Carl a hâte d’aller au cégep. «Il n’y aura plus de niaisage comme au secondaire. Au cégep, il faut se tenir les bretelles parce que ça va vite.»

Plus tard, il veut devenir professeur de français mais pour l’instant, il pense à ses vacances. Il veut faire le tour de la Gaspésie sur le pouce.

Quelques étages plus bas, deux grandes copines de secondaire III, Évelyne Renaud et Véronique Lagacé, s’enlacent. Évelyne affirme qu’elle sera sur le party tout l’été. Elles aiment leur école. «C’est sympathique, vivant, pas trop fermé, disent-elles. On a pas mal de liberté.»

Un peu plus loin, William Clément, un élève de secondaire V, rêve du grand voyage de quatre mois qu’il veut faire en Europe en mars 1995. Mais il doit d’abord travailler et se taper une session au cégep du Vieux-Montréal en arts plastiques.

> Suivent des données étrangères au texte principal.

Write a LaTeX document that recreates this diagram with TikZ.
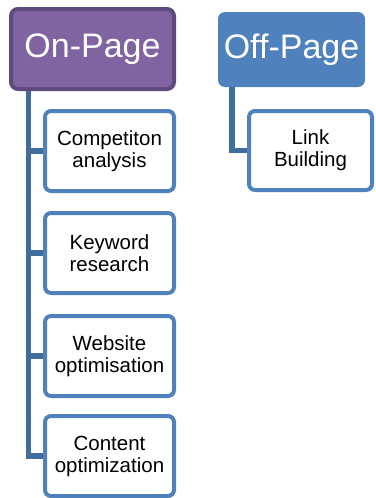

Même si la cloche a sonné depuis longtemps, ils sont nombreux à flâner encore dans les corridors et à discuter entre amis. Les professeurs essaient de les disperser en leur demandant, sur un ton faussement sévère, de partir. Les élèves répondent mollement. Ils ont beau dire qu’ils détestent l’école, ils ne se décident pas à la quitter.